Everyday Usability in Japan - bemmu
http://randomwire.com/everyday-usability-in-japan

======
bemmu
Train ticket machines

\- You really can insert a ticket in any orientation. Rotated, flipped. The
machine turns the ticket around inside of it. If you get really into it,
there's an episode of a television series called "Project X" which has an
entire episode about the design of the machine (sadly I think this only exists
in Japanese).

\- Accepting multiple coins in a vending machine simultaneously is cool, but I
wouldn't go as far as describing it as "as fast as you can throw them". Still
even being able to put more than one it at a time is a huge improvement.

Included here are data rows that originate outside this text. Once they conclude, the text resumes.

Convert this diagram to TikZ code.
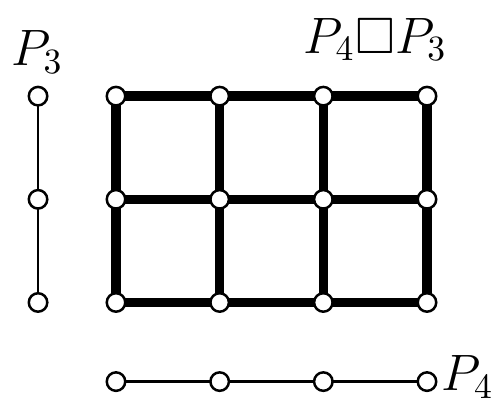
\documentclass[tikz,border=0pt]{standalone}
\usepackage{amssymb}
\usetikzlibrary{positioning,backgrounds}
\tikzset{vtx/.style={circle,draw,fill=white,inner sep=0pt,minimum size=5.2pt,line width=0.7pt}}
\begin{document}
\begin{tikzpicture}[x=1.025cm,y=1.02cm,line cap=round]
	\useasboundingbox (-1.119,-0.981) rectangle (3.714,2.932);
	% the path P_3
	\foreach \j in {0,1,2} \node[vtx] (a\j) at (-0.752,\j) {};
	\node[font=\Large,inner sep=0pt] (la) at (-0.76,2.43) {$P_3$};
	% the path P_4
	\foreach \i in {0,1,2,3} \node[vtx] (b\i) at (\i,-0.767) {};
	\node[font=\Large,inner sep=0pt,right=1pt of b3,yshift=1.2pt] (lb) {$P_4$};
	% the product
	\foreach \i in {0,1,2,3} \foreach \j in {0,1,2} \node[vtx] (g\i\j) at (\i,\j) {};
	\node[font=\Large,inner sep=0pt] (lg) at (2.5,2.55) {$P_4\square P_3$};
	% edges below the vertices
	\begin{scope}[on background layer]
		\draw[line width=0.8pt] (a0.center) -- (a1.center) -- (a2.center);
		\draw[line width=0.8pt] (b0.center) -- (b1.center) -- (b2.center) -- (b3.center);
		\foreach \i in {0,1,2,3} \draw[line width=2.7pt] (g\i0.center) -- (g\i1.center) -- (g\i2.center);
		\foreach \j in {0,1,2} \draw[line width=2.7pt] (g0\j.center) -- (g1\j.center) -- (g2\j.center) -- (g3\j.center);
	\end{scope}
\end{tikzpicture}
\end{document}
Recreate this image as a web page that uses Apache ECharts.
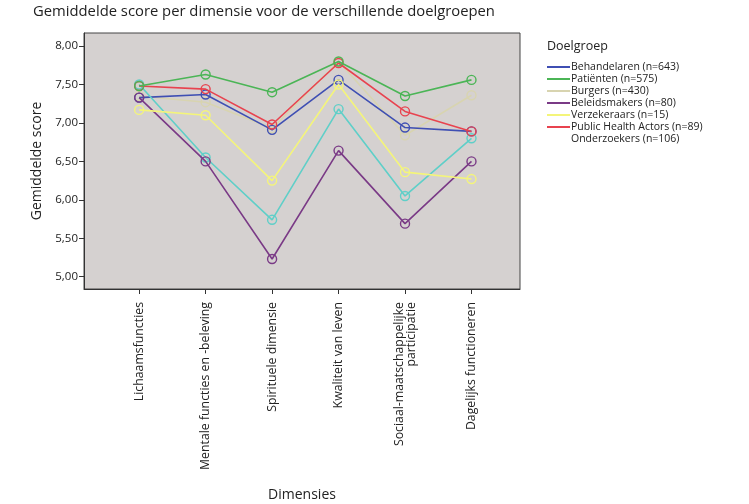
<!DOCTYPE html>
<html><head><meta charset="utf-8">
<script src="https://cdn.jsdelivr.net/npm/echarts@6/dist/echarts.min.js"></script>
<style>html,body{margin:0;padding:0;background:#fff}#c{width:749px;height:504px}</style>
</head><body><div id="c"></div>
<script>
var categories = ['Lichaamsfuncties','Mentale functies en -beleving','Spirituele dimensie','Kwaliteit van leven','Sociaal-maatschappelijke\nparticipatie','Dagelijks functioneren'];
var yTicks = [5.0,5.5,6.0,6.5,7.0,7.5,8.0];
var seriesNames = ['Behandelaren (n=643)','Patiënten (n=575)','Burgers (n=430)','Beleidsmakers (n=80)','Verzekeraars (n=15)','Public Health Actors (n=89)','Onderzoekers (n=106)'];
var behandelaren = [7.33,7.37,6.91,7.56,6.94,6.89];
var patienten    = [7.48,7.63,7.40,7.80,7.35,7.56];
var burgers      = [7.35,7.27,6.93,7.80,6.84,7.36];
var beleidsmakers= [7.33,6.50,5.23,6.64,5.69,6.50];
var verzekeraars = [7.17,7.10,6.25,7.50,6.36,6.27];
var publicHealth = [7.48,7.44,6.98,7.78,7.15,6.89];
var onderzoekers = [7.50,6.55,5.74,7.18,6.05,6.80];
var seriesData = [behandelaren,patienten,burgers,beleidsmakers,verzekeraars,publicHealth,onderzoekers];
var colors = ['#3f4fb3','#4bb556','#d8d4b0','#7a3a86','#f4f57a','#e8434f','#5fcfc8'];

var FONT = 'Open Sans';
var chart = echarts.init(document.getElementById('c'));
var series = seriesData.map(function(d,i){
  return {
    name: seriesNames[i], type:'line',
    data: d.map(function(v,j){return [j,v];}),
    symbol:'circle', symbolSize:9,
    lineStyle:{color:colors[i], width:1.6},
    itemStyle:{color:'rgba(0,0,0,0)', borderColor:colors[i], borderWidth:1.4},
    z: [3,9,2,4,5,6,3][i]
  };
});
chart.setOption({
  animation:false,
  backgroundColor:'#fff',
  color: colors,
  textStyle:{fontFamily:FONT},
  title:[
    {text:'Gemiddelde score per dimensie voor de verschillende doelgroepen', left:28, top:-1,
     textStyle:{fontFamily:FONT, fontSize:14.8, fontWeight:'normal', color:'#222'}},
    {text:'Doelgroep', left:542, top:35, textStyle:{fontFamily:FONT, fontSize:12.5, fontWeight:'normal', color:'#222'}}
  ],
  legend:{
    orient:'vertical', left:542, top:56, itemWidth:23, itemHeight:2, itemGap:0,
    icon:'rect',
    textStyle:{fontFamily:FONT, fontSize:10.5, color:'#222', lineHeight:12, padding:[0,0,0,-4]},
    data: seriesNames.map(function(n,i){
      return {name:n, itemStyle:{color: i===6 ? 'rgba(0,0,0,0)' : colors[i], borderWidth:0}};
    })
  },
  grid:{left:84, right:229, top:33, bottom:215, outerBoundsMode:'none', containLabel:false,
        show:true, backgroundColor:'#d5d1d0', borderColor:'#444', borderWidth:1},
  xAxis:{
    type:'value', min:-0.83, max:5.73,
    name:'Dimensies', nameLocation:'middle', nameGap:199,
    nameTextStyle:{fontFamily:FONT, fontSize:14, color:'#222'},
    axisLine:{show:true, onZero:false, lineStyle:{color:'#333'}},
    axisTick:{show:true, length:5, lineStyle:{color:'#333'}, customValues:[0,1,2,3,4,5]},
    splitLine:{show:false},
    axisLabel:{customValues:[0,1,2,3,4,5], rotate:90, fontFamily:FONT, fontSize:12.3, color:'#222', margin:13,
      formatter:function(v){return categories[Math.round(v)];}}
  },
  yAxis:{
    type:'value', min:4.84, max:8.17,
    name:'Gemiddelde score', nameLocation:'middle', nameGap:37, nameRotate:90,
    nameTextStyle:{fontFamily:FONT, fontSize:14, color:'#222'},
    axisLine:{show:true, onZero:false, lineStyle:{color:'#333'}},
    axisTick:{show:true, length:5, lineStyle:{color:'#333'}, customValues:yTicks},
    splitLine:{show:false},
    axisLabel:{customValues:yTicks, fontFamily:FONT, fontSize:11.5, color:'#222', margin:6,
      formatter:function(v){return v.toFixed(2).replace('.',',');}}
  },
  series: series
});
</script></body></html>
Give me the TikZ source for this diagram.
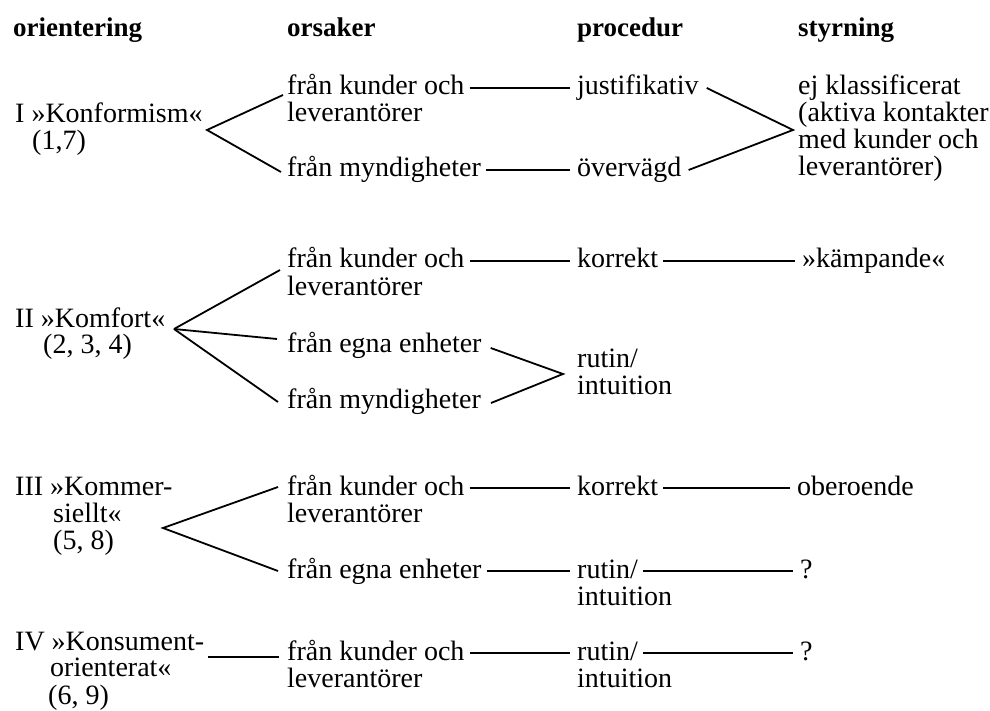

\- A person really pops up from inside the machine if you need assistance. I
was startled when it happened to me though :)

Ticket gates

\- While it's cool that the gates remain open unless a wrong ticket is
inserted, it makes it more startling when you do insert a wrong ticket. Now
you don't know whether you have sinned until you almost walk into the gates
that suddenly stop you.

\- About honesty. Yeah, I think the machine would work just fine without even
having real gates, as 99% would pay anyway. In local buses the drivers don't
bother to actually count your payment and just assume it's right.

Toilet controls

\- Japan has not gone too far. Once you get over your initial hesitation and
get used to these, you can't go back. Now not having one seems like a silly
waste of paper. Google has these.

\- Way too many buttons? Yeah, the flush button placing not being standardised
sucks. Sometimes you wave your hand in front of the toilet to flush it,
sometimes there is a digital button. But 99% of the time there is a physical
lever too.

Restaurant ticket machines

\- Having pictures is awesome, as it can be kind of hard to picture exactly
what you get by just text even in your own native language if you are not
familiar with a dish. Not having to use staff time to count money just makes
sense, although creates a stingier feeling, so this probably wouldn't work
anywhere where you might want to bring a date. But efficient transactions make
me happy.

Fax machines

\- Sometimes when I order things for Candy Japan, the manufacturers still seem
to prefer receiving their order by fax and might just ignore email.

ATMs

\- Japanese transfers suck. You need to enter amount, bank name, bank branch
name and account code. Why the bank name and branch name cannot be just
encoded in the account code is bizarre. You have to know the readings to kanji
for bank / branch name to be able to make the correct selection or separately
enter a code for them, which you don't always know.

\- You enter a bank book and it actually physically flips the pages of it and
writes things on it with a dot matrix printer inside the ATM. Again kind of
bizarre and I'm amazed it works.

\- Sometimes there can be four different vendor's ATMs right next to each
other in a row instead of one machine that could be used for all.

\- You can deposit money, which I guess is kind of cool if you get a lot of
cash payments. But I think it would be better solved by not having people
receive cash in the first place by promoting use of cards in transactions.